For in all the colors that deck the world
Your gray blends not with blue.
The colors are far apart,
Graves sever them in twain,
The Northern heart and the Southern heart
May beat in peace again.
But still, till time's last day,
Whatever lips may plight,
The blue is blue, but gray is gray,
Wrong never accords with right.
Loyalty to the Government of the United States does not require disloyalty to our own people or our own traditions. Loyalty to the Union does not require that we should love Mr. Ingalls, of Kansas, or canonize Benjamin F. Butler, of Massachusetts. In thus honoring and cherishing the memories of their dead, the Southern people honor themselves and exalt themselves in the estimation of all right-minded people.
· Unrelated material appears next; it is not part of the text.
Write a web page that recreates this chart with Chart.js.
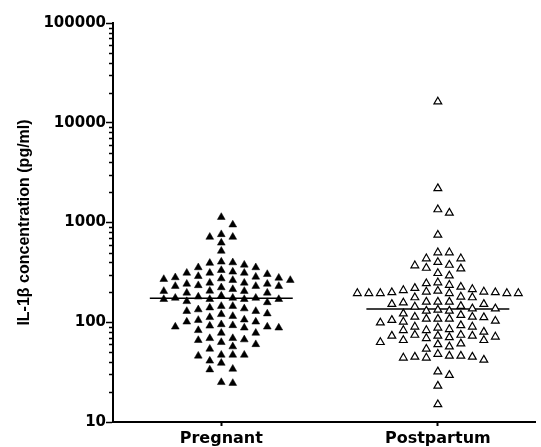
<!DOCTYPE html>
<html>
<head>
<meta charset="utf-8">
<script src="https://cdn.jsdelivr.net/npm/chart.js@4/dist/chart.umd.min.js"></script>
<style>
  body { margin: 0; background: #fff; }
  #wrap { width: 541px; height: 447px; }
</style>
</head>
<body>
<div id="wrap"><canvas id="chart"></canvas></div>
<script>
const categories = ["Pregnant", "Postpartum"];

// IL-1b values (pg/ml)
const pregnant = [1130, 950, 760, 715, 715, 625, 518,
  403, 392, 397, 376, 354, 354, 332, 312, 312, 312, 320, 303, 289, 281, 274, 264, 264, 270, 278, 285,
  248, 242, 234, 230, 223, 242, 248, 230, 230, 214, 206, 197, 205, 205, 197,
  184, 175, 175, 170, 170, 162, 170, 170, 158, 175, 180,
  145, 140, 122, 115, 134, 129, 129, 137, 145, 106, 101, 101, 105, 112, 120,
  92, 90, 88, 83, 78, 78, 88, 90, 93, 95,
  69, 67, 63, 60, 66, 69, 57, 54, 47, 46, 47, 47, 41, 39, 34, 33.5, 24.5, 25];

const postpartum = [16250, 2200, 1350, 1250, 750, 500, 500, 435, 400, 435, 370, 345, 350, 375, 310, 293, 245, 250,
  236, 220, 206, 202, 199, 195, 195, 195, 195, 195, 195, 199, 202, 209, 214, 226,
  177, 177, 180, 160, 157, 152, 152, 160, 160,
  143, 137, 133, 130, 130, 137, 145,
  112, 108, 105, 101, 93, 118, 113, 99, 122, 103, 108, 108, 113,
  85, 83, 74.5, 73, 90, 90, 70.5, 71.5, 74.5, 73, 73, 80, 83, 88,
  66, 63, 60, 61, 66, 69, 54, 57,
  48, 46, 45, 44, 42, 44, 45, 46,
  29.5, 32, 23, 15];

const medians = [174, 136];
const yTicks = [10, 100, 1000, 10000, 100000];

const wideFont = "'DejaVu Sans', sans-serif";
const titleFont = "'Liberation Sans', Arial, sans-serif";

// minor tick marks on the log axis
const minorTicks = {
  id: 'minorTicks',
  afterDraw(chart) {
    const y = chart.scales.y;
    const ctx = chart.ctx;
    ctx.save();
    ctx.strokeStyle = '#000';
    ctx.lineWidth = 1.5;
    for (let d = 10; d < 100000; d *= 10) {
      for (let m = 2; m < 10; m++) {
        const py = Math.round(y.getPixelForValue(d * m)) + 0.5;
        ctx.beginPath();
        ctx.moveTo(y.right - 4, py);
        ctx.lineTo(y.right, py);
        ctx.stroke();
      }
    }
    ctx.restore();
  }
};

const chart = new Chart(document.getElementById('chart'), {
  type: 'scatter',
  data: {
    datasets: [
      {
        label: categories[0],
        data: pregnant.map(v => ({ x: 0, y: v })),
        pointStyle: 'triangle',
        pointRadius: 4.5,
        backgroundColor: '#000',
        borderColor: '#000',
        borderWidth: 0.5
      },
      {
        label: categories[1],
        data: postpartum.map(v => ({ x: 1, y: v })),
        pointStyle: 'triangle',
        pointRadius: 4.5,
        backgroundColor: '#fff',
        borderColor: '#000',
        borderWidth: 1.2
      },
      ...medians.map((m, i) => ({
        type: 'line',
        label: 'median ' + categories[i],
        data: [{ x: i - 0.33, y: m }, { x: i + 0.33, y: m }],
        borderColor: '#000',
        borderWidth: 1.5,
        pointRadius: 0
      }))
    ]
  },
  options: {
    animation: false,
    responsive: true,
    maintainAspectRatio: false,
    layout: { padding: { top: 23, right: 0, bottom: 0, left: 0 } },
    plugins: { legend: { display: false }, tooltip: { enabled: false } },
    scales: {
      x: {
        type: 'linear',
        min: -0.5,
        max: 1.45,
        afterFit: s => { s.height = 25; },
        afterBuildTicks: s => { s.ticks = categories.map((c, i) => ({ value: i })); },
        grid: { drawOnChartArea: false, tickLength: 4, tickWidth: 2, tickColor: '#000' },
        border: { color: '#000', width: 2 },
        ticks: {
          callback: v => categories[v],
          color: '#000',
          padding: 3,
          maxRotation: 0,
          font: { family: wideFont, size: 16, weight: 'bold' }
        }
      },
      y: {
        type: 'logarithmic',
        min: 10,
        max: 100000,
        afterFit: s => { s.width = 113; },
        afterBuildTicks: s => { s.ticks = yTicks.map(v => ({ value: v })); },
        grid: { drawOnChartArea: false, tickLength: 7, tickWidth: 1.5, tickColor: '#000' },
        border: { color: '#000', width: 2 },
        ticks: {
          callback: v => String(v),
          color: '#000',
          padding: 0,
          autoSkip: false,
          font: { family: wideFont, size: 15, weight: 'bold' }
        },
        title: {
          display: true,
          text: 'IL-1β concentration (pg/ml)',
          color: '#000',
          padding: { top: 15, bottom: 0 },
          font: { family: titleFont, size: 16, weight: 'bold' }
        }
      }
    }
  },
  plugins: [minorTicks]
});

// spread points horizontally so they do not overlap (beeswarm)
const STEP = 5.75, GAP_X = 11.5, GAP_Y = 8;
function swarm(values, center) {
  const xs = chart.scales.x, ys = chart.scales.y;
  const ppu = xs.getPixelForValue(1) - xs.getPixelForValue(0);
  const order = values.map((v, i) => i).sort((a, b) => values[b] - values[a]);
  const placed = [];
  const out = new Array(values.length);
  for (const i of order) {
    const py = ys.getPixelForValue(values[i]);
    let dx = 0;
    for (let k = 0; k < 400; k++) {
      const cand = (k % 2 ? 1 : -1) * Math.ceil(k / 2) * STEP;
      const ok = placed.every(p => Math.abs(p.y - py) >= GAP_Y || Math.abs(p.dx - cand) >= GAP_X);
      if (ok) { dx = cand; break; }
    }
    placed.push({ y: py, dx: dx });
    out[i] = { x: center + dx / ppu, y: values[i] };
  }
  return out;
}

chart.data.datasets[0].data = swarm(pregnant, 0);
chart.data.datasets[1].data = swarm(postpartum, 1);
chart.update('none');
</script>
</body>
</html>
If they failed to do this, they would deserve and receive the contempt of all brave people. The desire to honor the memory of dead friends is a natural instinct, firmly implanted in the human heart, and is as old as the history of the human race. Sophocles, in his tragedy of Antigone, tells us that when the daughter of Oedipus was brought before Cleon, King of Thebes, accused of paying the rights of sepulture to her brother, Polynices, slain in combat, declared a traitor, and his funeral rites forbidden under penalty of death, she acknowledged and exulted in the deed. And when asked by the king, ‘And darest thou, then, to disobey the law?’ she bravely and defiantly answered the tyrant thus:
I had it not from Jove,
Nor the just gods who rule below;
How could I ever think
A mortal law, of power or strength sufficient
To abrogate the unwritten law divine,
Immaculate, eternal, not like these
Of yesterday, but made ere time began.
Shall man persuade me then to violate
Heaven's greatest command, and make the gods my foes?
Believe me King: 'Tis happiness to die:
Without remorse I shall embrace my fate.
But to my brother had I left the rites
Of sepulture unpaid, I then indeed
Had been most wretched.
I cannot live to do a deed more glorious.